» **Exercise prompt**
Leave out the pictures and restate the rest of the data exactly.
——————
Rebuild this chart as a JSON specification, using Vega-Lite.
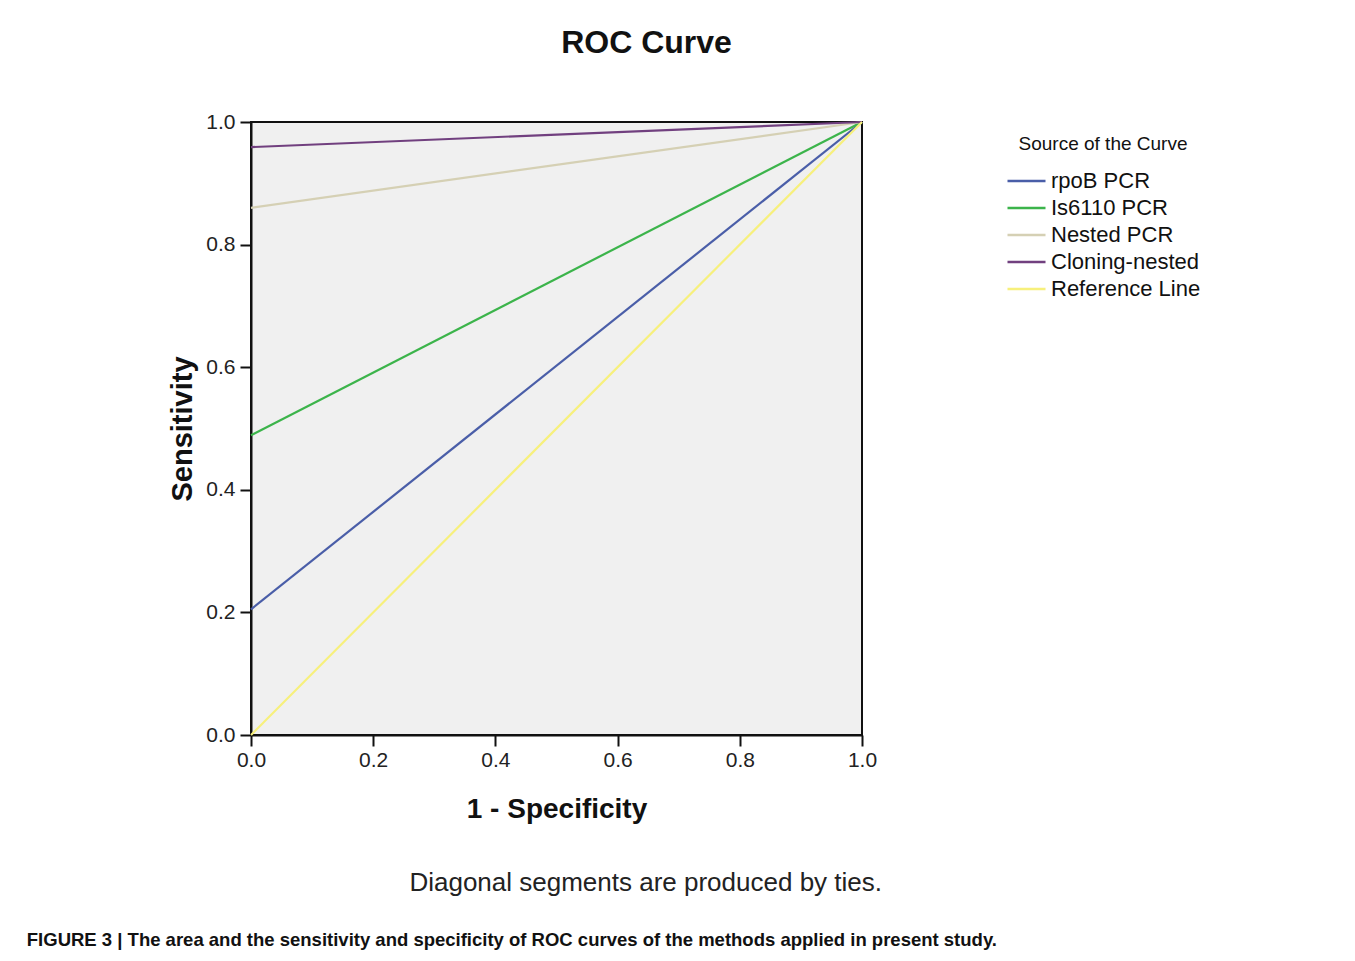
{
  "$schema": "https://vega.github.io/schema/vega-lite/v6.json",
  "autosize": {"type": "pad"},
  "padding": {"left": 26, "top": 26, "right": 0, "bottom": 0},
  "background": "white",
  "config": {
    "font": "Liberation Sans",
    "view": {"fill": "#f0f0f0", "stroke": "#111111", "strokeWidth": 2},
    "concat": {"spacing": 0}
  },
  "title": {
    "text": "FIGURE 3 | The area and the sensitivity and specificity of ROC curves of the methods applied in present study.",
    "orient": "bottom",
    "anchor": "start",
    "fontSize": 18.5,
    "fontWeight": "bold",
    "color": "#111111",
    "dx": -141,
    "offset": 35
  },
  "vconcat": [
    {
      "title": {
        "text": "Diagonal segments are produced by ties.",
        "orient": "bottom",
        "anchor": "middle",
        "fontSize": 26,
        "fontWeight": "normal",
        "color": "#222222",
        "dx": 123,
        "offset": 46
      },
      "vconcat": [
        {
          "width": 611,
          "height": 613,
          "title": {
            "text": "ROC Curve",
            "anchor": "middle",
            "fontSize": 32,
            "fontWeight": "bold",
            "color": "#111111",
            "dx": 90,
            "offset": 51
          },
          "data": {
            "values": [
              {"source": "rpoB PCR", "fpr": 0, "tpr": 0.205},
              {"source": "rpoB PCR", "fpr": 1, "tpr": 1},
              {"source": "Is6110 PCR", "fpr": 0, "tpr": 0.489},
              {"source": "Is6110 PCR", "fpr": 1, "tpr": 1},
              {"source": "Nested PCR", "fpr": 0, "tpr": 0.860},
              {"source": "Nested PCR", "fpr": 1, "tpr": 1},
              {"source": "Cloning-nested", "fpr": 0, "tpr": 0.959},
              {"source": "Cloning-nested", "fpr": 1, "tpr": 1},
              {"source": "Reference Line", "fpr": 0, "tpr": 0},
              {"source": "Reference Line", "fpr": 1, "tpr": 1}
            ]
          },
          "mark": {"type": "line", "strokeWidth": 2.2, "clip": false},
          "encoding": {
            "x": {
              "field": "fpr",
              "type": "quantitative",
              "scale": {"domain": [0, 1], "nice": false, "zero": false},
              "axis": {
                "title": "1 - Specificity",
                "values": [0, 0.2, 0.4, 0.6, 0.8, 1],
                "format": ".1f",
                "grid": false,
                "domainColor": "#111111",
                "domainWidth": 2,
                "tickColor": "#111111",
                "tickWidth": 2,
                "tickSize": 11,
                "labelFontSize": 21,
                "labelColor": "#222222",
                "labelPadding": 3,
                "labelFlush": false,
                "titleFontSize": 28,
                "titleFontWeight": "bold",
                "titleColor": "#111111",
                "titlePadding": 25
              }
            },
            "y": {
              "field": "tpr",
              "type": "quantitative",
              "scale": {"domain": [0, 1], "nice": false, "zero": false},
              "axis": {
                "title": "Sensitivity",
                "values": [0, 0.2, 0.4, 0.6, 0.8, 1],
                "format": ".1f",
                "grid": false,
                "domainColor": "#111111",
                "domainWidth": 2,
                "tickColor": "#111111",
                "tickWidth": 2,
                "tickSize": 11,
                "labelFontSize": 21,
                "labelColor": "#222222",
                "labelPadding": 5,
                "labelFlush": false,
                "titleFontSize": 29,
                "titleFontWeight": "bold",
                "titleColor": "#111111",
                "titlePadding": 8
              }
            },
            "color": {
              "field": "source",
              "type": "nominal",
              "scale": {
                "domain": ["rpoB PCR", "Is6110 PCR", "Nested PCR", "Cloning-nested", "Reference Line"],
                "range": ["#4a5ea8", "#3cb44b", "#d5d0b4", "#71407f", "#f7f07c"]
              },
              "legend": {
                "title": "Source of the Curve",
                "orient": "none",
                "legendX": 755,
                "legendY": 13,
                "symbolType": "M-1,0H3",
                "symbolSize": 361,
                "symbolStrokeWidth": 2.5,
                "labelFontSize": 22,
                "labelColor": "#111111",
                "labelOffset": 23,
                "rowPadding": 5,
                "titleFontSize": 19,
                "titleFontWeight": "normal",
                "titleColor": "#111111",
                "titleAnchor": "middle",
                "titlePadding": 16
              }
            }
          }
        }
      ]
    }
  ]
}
——————
» **Expected answer**
Rebuild this chart as a JSON specification, using Vega-Lite.
{
  "$schema": "https://vega.github.io/schema/vega-lite/v6.json",
  "autosize": {"type": "pad"},
  "padding": {"left": 26, "top": 26, "right": 0, "bottom": 0},
  "background": "white",
  "config": {
    "font": "Liberation Sans",
    "view": {"fill": "#f0f0f0", "stroke": "#111111", "strokeWidth": 2},
    "concat": {"spacing": 0}
  },
  "title": {
    "text": "FIGURE 3 | The area and the sensitivity and specificity of ROC curves of the methods applied in present study.",
    "orient": "bottom",
    "anchor": "start",
    "fontSize": 18.5,
    "fontWeight": "bold",
    "color": "#111111",
    "dx": -141,
    "offset": 35
  },
  "vconcat": [
    {
      "title": {
        "text": "Diagonal segments are produced by ties.",
        "orient": "bottom",
        "anchor": "middle",
        "fontSize": 26,
        "fontWeight": "normal",
        "color": "#222222",
        "dx": 123,
        "offset": 46
      },
      "vconcat": [
        {
          "width": 611,
          "height": 613,
          "title": {
            "text": "ROC Curve",
            "anchor": "middle",
            "fontSize": 32,
            "fontWeight": "bold",
            "color": "#111111",
            "dx": 90,
            "offset": 51
          },
          "data": {
            "values": [
              {"source": "rpoB PCR", "fpr": 0, "tpr": 0.205},
              {"source": "rpoB PCR", "fpr": 1, "tpr": 1},
              {"source": "Is6110 PCR", "fpr": 0, "tpr": 0.489},
              {"source": "Is6110 PCR", "fpr": 1, "tpr": 1},
              {"source": "Nested PCR", "fpr": 0, "tpr": 0.860},
              {"source": "Nested PCR", "fpr": 1, "tpr": 1},
              {"source": "Cloning-nested", "fpr": 0, "tpr": 0.959},
              {"source": "Cloning-nested", "fpr": 1, "tpr": 1},
              {"source": "Reference Line", "fpr": 0, "tpr": 0},
              {"source": "Reference Line", "fpr": 1, "tpr": 1}
            ]
          },
          "mark": {"type": "line", "strokeWidth": 2.2, "clip": false},
          "encoding": {
            "x": {
              "field": "fpr",
              "type": "quantitative",
              "scale": {"domain": [0, 1], "nice": false, "zero": false},
              "axis": {
                "title": "1 - Specificity",
                "values": [0, 0.2, 0.4, 0.6, 0.8, 1],
                "format": ".1f",
                "grid": false,
                "domainColor": "#111111",
                "domainWidth": 2,
                "tickColor": "#111111",
                "tickWidth": 2,
                "tickSize": 11,
                "labelFontSize": 21,
                "labelColor": "#222222",
                "labelPadding": 3,
                "labelFlush": false,
                "titleFontSize": 28,
                "titleFontWeight": "bold",
                "titleColor": "#111111",
                "titlePadding": 25
              }
            },
            "y": {
              "field": "tpr",
              "type": "quantitative",
              "scale": {"domain": [0, 1], "nice": false, "zero": false},
              "axis": {
                "title": "Sensitivity",
                "values": [0, 0.2, 0.4, 0.6, 0.8, 1],
                "format": ".1f",
                "grid": false,
                "domainColor": "#111111",
                "domainWidth": 2,
                "tickColor": "#111111",
                "tickWidth": 2,
                "tickSize": 11,
                "labelFontSize": 21,
                "labelColor": "#222222",
                "labelPadding": 5,
                "labelFlush": false,
                "titleFontSize": 29,
                "titleFontWeight": "bold",
                "titleColor": "#111111",
                "titlePadding": 8
              }
            },
            "color": {
              "field": "source",
              "type": "nominal",
              "scale": {
                "domain": ["rpoB PCR", "Is6110 PCR", "Nested PCR", "Cloning-nested", "Reference Line"],
                "range": ["#4a5ea8", "#3cb44b", "#d5d0b4", "#71407f", "#f7f07c"]
              },
              "legend": {
                "title": "Source of the Curve",
                "orient": "none",
                "legendX": 755,
                "legendY": 13,
                "symbolType": "M-1,0H3",
                "symbolSize": 361,
                "symbolStrokeWidth": 2.5,
                "labelFontSize": 22,
                "labelColor": "#111111",
                "labelOffset": 23,
                "rowPadding": 5,
                "titleFontSize": 19,
                "titleFontWeight": "normal",
                "titleColor": "#111111",
                "titleAnchor": "middle",
                "titlePadding": 16
              }
            }
          }
        }
      ]
    }
  ]
}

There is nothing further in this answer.